=== INFORMATION SUPPLIED ===
* Start *
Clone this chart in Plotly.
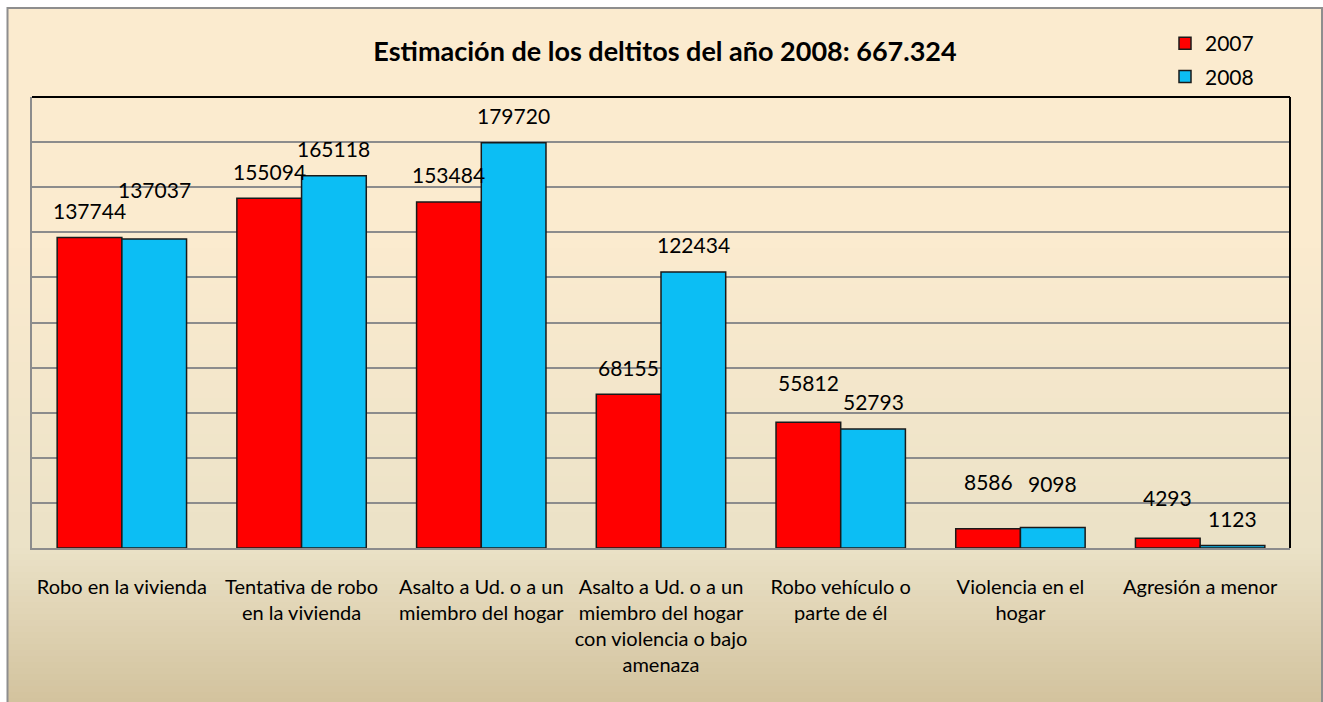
import plotly.graph_objects as go

categories = [
    "Robo en la vivienda",
    "Tentativa de robo<br>en la vivienda",
    "Asalto a Ud. o a un<br>miembro del hogar",
    "Asalto a Ud. o a un<br>miembro del hogar<br>con violencia o bajo<br>amenaza",
    "Robo vehículo o<br>parte de él",
    "Violencia en el<br>hogar",
    "Agresión a menor",
]
values_2007 = [137744, 155094, 153484, 68155, 55812, 8586, 4293]
values_2008 = [137037, 165118, 179720, 122434, 52793, 9098, 1123]
series_names = ["2007", "2008"]
title_text = "Estimación de los deltitos del año 2008: 667.324"

# label extra lifts (px) to mimic manual placement in the original
lift_2007 = [0, 0, 0, 0, 13, 20, 14]
lift_2008 = [22, 0, 0, 0, 0, 17, 0]

W, H = 1323, 702
ML, MR, MT, MB = 32, 33, 97, 154
PW, PH = W - ML - MR, H - MT - MB
BARGAP = 0.28
FONT = "Lato, 'Open Sans', sans-serif"

RED = "#FF0000"
BLUE = "#0CBEF4"

def px2x(px):
    return (px - ML) / PW

def px2y(py):
    return (H - MB - py) / PH

fig = go.Figure()
fig.add_trace(go.Bar(name=series_names[0], x=categories, y=values_2007,
                     marker=dict(color=RED, line=dict(color="#1a1a1a", width=1.5)),
                     legendgroup="a"))
fig.add_trace(go.Bar(name=series_names[1], x=categories, y=values_2008,
                     marker=dict(color=BLUE, line=dict(color="#1a1a1a", width=1.5)),
                     legendgroup="b"))

# background gradient (styling) built as stripes
def hex2rgb(h):
    h = h.lstrip("#")
    return tuple(int(h[i:i + 2], 16) for i in (0, 2, 4))

stops = [(8, "#FCEBCF"), (250, "#FBEBCF"), (548, "#EBE2C7"), (702, "#D3C39E")]
shapes = []
y = 8
step = 6
while y < 702:
    y2 = min(y + step, 702)
    ym = (y + y2) / 2
    for i in range(len(stops) - 1):
        a, ca = stops[i]
        b, cb = stops[i + 1]
        if a <= ym <= b:
            t = (ym - a) / (b - a)
            r1, g1, b1 = hex2rgb(ca)
            r2, g2, b2 = hex2rgb(cb)
            col = "rgb(%d,%d,%d)" % (r1 + (r2 - r1) * t, g1 + (g2 - g1) * t, b1 + (b2 - b1) * t)
            break
    shapes.append(dict(type="rect", xref="paper", yref="paper", layer="below",
                       x0=px2x(8), x1=px2x(1322), y0=px2y(y2 + 0.5), y1=px2y(y),
                       fillcolor=col, line=dict(width=0)))
    y = y2
# outer border
shapes.append(dict(type="rect", xref="paper", yref="paper", layer="above",
                   x0=px2x(7.5), x1=px2x(1322), y0=px2y(705), y1=px2y(8),
                   fillcolor="rgba(0,0,0,0)", line=dict(color="#8E8E8E", width=2)))
# plot area top and right black borders
shapes.append(dict(type="line", xref="paper", yref="paper", x0=0, x1=1, y0=1, y1=1,
                   line=dict(color="black", width=2)))
shapes.append(dict(type="line", xref="paper", yref="paper", x0=1, x1=1, y0=0, y1=1,
                   line=dict(color="black", width=2)))

# value labels
cat_w = PW / len(categories)
bar_w = cat_w * (1 - BARGAP) / 2
annotations = []
for vals, sign, lifts in ((values_2007, -1, lift_2007), (values_2008, 1, lift_2008)):
    for c, v, lf in zip(categories, vals, lifts):
        annotations.append(dict(x=c, y=v, xref="x", yref="y", text=str(v), showarrow=False,
                                xshift=sign * bar_w / 2, yshift=27 + lf, yanchor="middle",
                                font=dict(family=FONT, size=21, color="black")))

fig.update_layout(
    width=W, height=H,
    margin=dict(l=ML, r=MR, t=MT, b=MB, autoexpand=False),
    paper_bgcolor="white",
    plot_bgcolor="rgba(0,0,0,0)",
    barmode="group", bargap=BARGAP, bargroupgap=0,
    title=dict(text="<b>" + title_text + "</b>", x=665 / W, xref="container", xanchor="center",
               y=1 - 52 / H, yref="container", yanchor="middle",
               font=dict(family=FONT, size=27, color="black")),
    legend=dict(x=1165 / W, y=1 - 23 / H, xref="container", yref="container",
                xanchor="left", yanchor="top", bgcolor="rgba(0,0,0,0)",
                font=dict(family=FONT, size=21, color="black"), tracegroupgap=3),
    xaxis=dict(showline=True, linecolor="#8C8C8C", linewidth=2, ticks="",
               ticklabelstandoff=20,
               tickfont=dict(family=FONT, size=20, color="black")),
    yaxis=dict(range=[0, 200000], dtick=20000, showticklabels=False,
               showgrid=True, gridcolor="#8C8C8C", gridwidth=1.5,
               showline=True, linecolor="#8C8C8C", linewidth=2, zeroline=False, ticks=""),
    shapes=shapes,
    annotations=annotations,
    showlegend=True,
)

fig.write_html("out.html", post_script="document.body.style.margin='0';",
               config={"displayModeBar": False})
* End *
=== WHAT IS BEING ASKED ===
Take the lines from the start of the material to the line with "import plotly.graph_objects as go", both included, and transcribe them exactly without the pictures.

=== FINAL RESULT ===
Clone this chart in Plotly.
import plotly.graph_objects as go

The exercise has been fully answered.